| GIVEN PROBLEM |
Write out the full listing exactly as given, minus the images.

| COLLECTED MATERIAL |
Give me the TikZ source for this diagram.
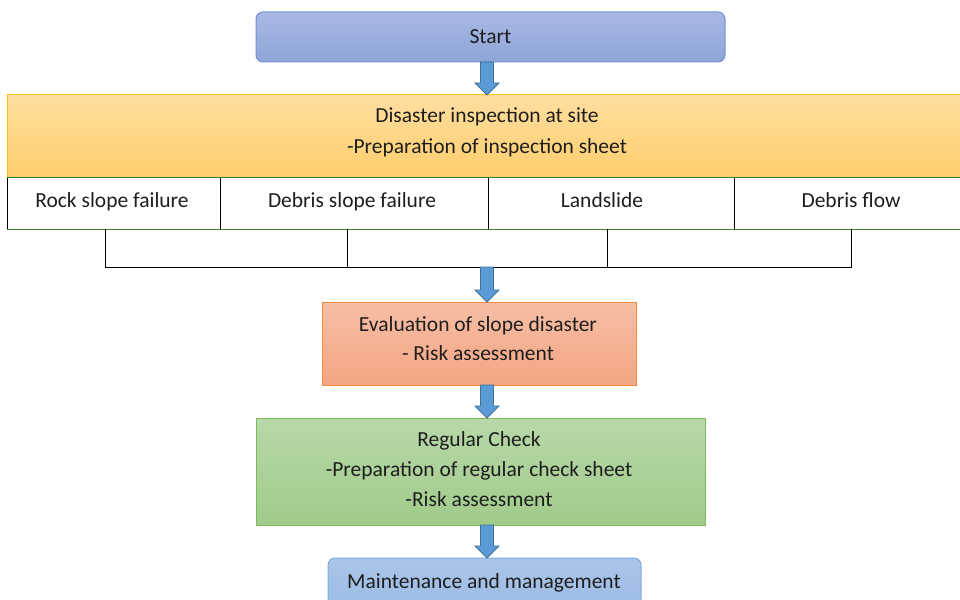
\documentclass[tikz,border=0pt]{standalone}
\usepackage{fontspec}
\setmainfont{Carlito}
\usetikzlibrary{calc}
\definecolor{txt}{HTML}{1E1E1E}
\definecolor{arrfill}{HTML}{5B9BD5}
\definecolor{arrdraw}{HTML}{41719C}
\definecolor{stT}{HTML}{A9B8E2}\definecolor{stB}{HTML}{8EA5D9}\definecolor{stD}{HTML}{7391D2}
\definecolor{inT}{HTML}{FFDEA0}\definecolor{inB}{HTML}{FFCE6C}\definecolor{inD}{HTML}{FFC20E}
\definecolor{evT}{HTML}{F7BEA5}\definecolor{evB}{HTML}{F4A582}\definecolor{evD}{HTML}{F28A3C}
\definecolor{chT}{HTML}{B8D8A9}\definecolor{chB}{HTML}{A0CB8A}\definecolor{chD}{HTML}{7CBB58}
\definecolor{maT}{HTML}{AAC5E9}\definecolor{maB}{HTML}{9DBCE5}\definecolor{maD}{HTML}{80A8DD}
\definecolor{cellG}{HTML}{3F7F2C}
\tikzset{
  box/.style={draw, line width=1pt, inner sep=0pt, outer sep=0pt, align=center, text=txt,
    font=\fontsize{21.5}{30}\selectfont},
  startbox/.style={box, rounded corners=7pt, top color=stT, bottom color=stB, draw=stD},
  inspbox/.style={box, top color=inT, bottom color=inB, draw=inD},
  cellbox/.style={box, fill=white, draw=black},
  evalbox/.style={box, top color=evT, bottom color=evB, draw=evD},
  checkbox/.style={box, top color=chT, bottom color=chB, draw=chD},
  maintbox/.style={box, rounded corners=7pt, top color=maT, bottom color=maB, draw=maD},
  bracket/.style={draw=black, line width=1pt},
  celltext/.style={text=txt, font=\fontsize{21.5}{30}\selectfont, inner sep=0pt, anchor=base},
  barrow/.style={fill=arrfill, draw=arrdraw, line width=0.8pt, line join=miter},
}
\newcommand{\blockarr}[2]{%
  \path (xa |- #1.south) coordinate (ba1) (xa |- #2.north) coordinate (ba2);
  \filldraw[barrow]
    ($(ba1)+(-6.5,0)$) -- ($(ba1)+(6.5,0)$) -- ($(ba2)+(6.5,-12)$) -- ($(ba2)+(12,-12)$)
    -- (ba2) -- ($(ba2)+(-12,-12)$) -- ($(ba2)+(-6.5,-12)$) -- cycle;}
\begin{document}
\begin{tikzpicture}[x=1pt, y=-1pt]
\useasboundingbox (0,0) rectangle (960,599);
\clip (0,0) rectangle (960,599);
\fill[white] (0,0) rectangle (960,599);
\coordinate (xa) at (487,0);

\node[startbox, minimum width=469pt, minimum height=50pt] (start) at (490.5,37) {Start};
\node[inspbox, minimum width=960pt, minimum height=82pt] (insp) at (487,136) {};
\node[celltext] (tinsp1) at (487,123) {Disaster inspection at site};
\node[celltext] (tinsp2) at (487,153) {-Preparation of inspection sheet};

\node[cellbox, minimum width=213pt, minimum height=52pt] (rock) at (113.5,203) {};
\node[cellbox, minimum width=268pt, minimum height=52pt] (debris) at (354,203) {};
\node[cellbox, minimum width=246pt, minimum height=52pt] (land) at (611,203) {};
\node[cellbox, minimum width=233pt, minimum height=52pt] (flow) at (850.5,203) {};
\draw[draw=cellG, line width=1pt] (rock.south west) -- (flow.south east);
\draw[draw=cellG, line width=1pt] (rock.north west) -- (flow.north east);
\node[celltext] (trock) at (112,207) {Rock slope failure};
\node[celltext] (tdebris) at (352,207) {Debris slope failure};
\node[celltext] (tland) at (602,207) {Landslide};
\node[celltext] (tflow) at (851,207) {Debris flow};

\coordinate (b1) at (105,267);
\coordinate (b2) at (347,267);
\coordinate (b3) at (607,267);
\coordinate (b4) at (851,267);
\draw[bracket] (rock.south -| b1) -- (b1) -- (b4) -- (flow.south -| b4);
\draw[bracket] (debris.south -| b2) -- (b2);
\draw[bracket] (land.south -| b3) -- (b3);

\node[evalbox, minimum width=314pt, minimum height=83pt] (eval) at (479,343.5) {};
\node[celltext] (teval1) at (478,331) {Evaluation of slope disaster};
\node[celltext] (teval2) at (478,360) {- Risk assessment};
\node[checkbox, minimum width=449pt, minimum height=107pt] (check) at (480.5,471.5) {};
\node[celltext] (tcheck1) at (479,446) {Regular Check};
\node[celltext] (tcheck2) at (479,476) {-Preparation of regular check sheet};
\node[celltext] (tcheck3) at (479,506) {-Risk assessment};
\node[maintbox, minimum width=313pt, minimum height=48pt] (maint) at (484.5,582) {};
\node[celltext] (tmaint) at (484,588) {Maintenance and management};

\blockarr{start}{insp}
\coordinate (bk) at (487,267);
\path (bk) coordinate (ba1) (xa |- eval.north) coordinate (ba2);
\filldraw[barrow]
    ($(ba1)+(-6.5,0)$) -- ($(ba1)+(6.5,0)$) -- ($(ba2)+(6.5,-12)$) -- ($(ba2)+(12,-12)$)
    -- (ba2) -- ($(ba2)+(-12,-12)$) -- ($(ba2)+(-6.5,-12)$) -- cycle;
\blockarr{eval}{check}
\blockarr{check}{maint}
\end{tikzpicture}
\end{document}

| PROBLEM SOLUTION |
Give me the TikZ source for this diagram.
\documentclass[tikz,border=0pt]{standalone}
\usepackage{fontspec}
\setmainfont{Carlito}
\usetikzlibrary{calc}
\definecolor{txt}{HTML}{1E1E1E}
\definecolor{arrfill}{HTML}{5B9BD5}
\definecolor{arrdraw}{HTML}{41719C}
\definecolor{stT}{HTML}{A9B8E2}\definecolor{stB}{HTML}{8EA5D9}\definecolor{stD}{HTML}{7391D2}
\definecolor{inT}{HTML}{FFDEA0}\definecolor{inB}{HTML}{FFCE6C}\definecolor{inD}{HTML}{FFC20E}
\definecolor{evT}{HTML}{F7BEA5}\definecolor{evB}{HTML}{F4A582}\definecolor{evD}{HTML}{F28A3C}
\definecolor{chT}{HTML}{B8D8A9}\definecolor{chB}{HTML}{A0CB8A}\definecolor{chD}{HTML}{7CBB58}
\definecolor{maT}{HTML}{AAC5E9}\definecolor{maB}{HTML}{9DBCE5}\definecolor{maD}{HTML}{80A8DD}
\definecolor{cellG}{HTML}{3F7F2C}
\tikzset{
  box/.style={draw, line width=1pt, inner sep=0pt, outer sep=0pt, align=center, text=txt,
    font=\fontsize{21.5}{30}\selectfont},
  startbox/.style={box, rounded corners=7pt, top color=stT, bottom color=stB, draw=stD},
  inspbox/.style={box, top color=inT, bottom color=inB, draw=inD},
  cellbox/.style={box, fill=white, draw=black},
  evalbox/.style={box, top color=evT, bottom color=evB, draw=evD},
  checkbox/.style={box, top color=chT, bottom color=chB, draw=chD},
  maintbox/.style={box, rounded corners=7pt, top color=maT, bottom color=maB, draw=maD},
  bracket/.style={draw=black, line width=1pt},
  celltext/.style={text=txt, font=\fontsize{21.5}{30}\selectfont, inner sep=0pt, anchor=base},
  barrow/.style={fill=arrfill, draw=arrdraw, line width=0.8pt, line join=miter},
}
\newcommand{\blockarr}[2]{%
  \path (xa |- #1.south) coordinate (ba1) (xa |- #2.north) coordinate (ba2);
  \filldraw[barrow]
    ($(ba1)+(-6.5,0)$) -- ($(ba1)+(6.5,0)$) -- ($(ba2)+(6.5,-12)$) -- ($(ba2)+(12,-12)$)
    -- (ba2) -- ($(ba2)+(-12,-12)$) -- ($(ba2)+(-6.5,-12)$) -- cycle;}
\begin{document}
\begin{tikzpicture}[x=1pt, y=-1pt]
\useasboundingbox (0,0) rectangle (960,599);
\clip (0,0) rectangle (960,599);
\fill[white] (0,0) rectangle (960,599);
\coordinate (xa) at (487,0);

\node[startbox, minimum width=469pt, minimum height=50pt] (start) at (490.5,37) {Start};
\node[inspbox, minimum width=960pt, minimum height=82pt] (insp) at (487,136) {};
\node[celltext] (tinsp1) at (487,123) {Disaster inspection at site};
\node[celltext] (tinsp2) at (487,153) {-Preparation of inspection sheet};

\node[cellbox, minimum width=213pt, minimum height=52pt] (rock) at (113.5,203) {};
\node[cellbox, minimum width=268pt, minimum height=52pt] (debris) at (354,203) {};
\node[cellbox, minimum width=246pt, minimum height=52pt] (land) at (611,203) {};
\node[cellbox, minimum width=233pt, minimum height=52pt] (flow) at (850.5,203) {};
\draw[draw=cellG, line width=1pt] (rock.south west) -- (flow.south east);
\draw[draw=cellG, line width=1pt] (rock.north west) -- (flow.north east);
\node[celltext] (trock) at (112,207) {Rock slope failure};
\node[celltext] (tdebris) at (352,207) {Debris slope failure};
\node[celltext] (tland) at (602,207) {Landslide};
\node[celltext] (tflow) at (851,207) {Debris flow};

\coordinate (b1) at (105,267);
\coordinate (b2) at (347,267);
\coordinate (b3) at (607,267);
\coordinate (b4) at (851,267);
\draw[bracket] (rock.south -| b1) -- (b1) -- (b4) -- (flow.south -| b4);
\draw[bracket] (debris.south -| b2) -- (b2);
\draw[bracket] (land.south -| b3) -- (b3);

\node[evalbox, minimum width=314pt, minimum height=83pt] (eval) at (479,343.5) {};
\node[celltext] (teval1) at (478,331) {Evaluation of slope disaster};
\node[celltext] (teval2) at (478,360) {- Risk assessment};
\node[checkbox, minimum width=449pt, minimum height=107pt] (check) at (480.5,471.5) {};
\node[celltext] (tcheck1) at (479,446) {Regular Check};
\node[celltext] (tcheck2) at (479,476) {-Preparation of regular check sheet};
\node[celltext] (tcheck3) at (479,506) {-Risk assessment};
\node[maintbox, minimum width=313pt, minimum height=48pt] (maint) at (484.5,582) {};
\node[celltext] (tmaint) at (484,588) {Maintenance and management};

\blockarr{start}{insp}
\coordinate (bk) at (487,267);
\path (bk) coordinate (ba1) (xa |- eval.north) coordinate (ba2);
\filldraw[barrow]
    ($(ba1)+(-6.5,0)$) -- ($(ba1)+(6.5,0)$) -- ($(ba2)+(6.5,-12)$) -- ($(ba2)+(12,-12)$)
    -- (ba2) -- ($(ba2)+(-12,-12)$) -- ($(ba2)+(-6.5,-12)$) -- cycle;
\blockarr{eval}{check}
\blockarr{check}{maint}
\end{tikzpicture}
\end{document}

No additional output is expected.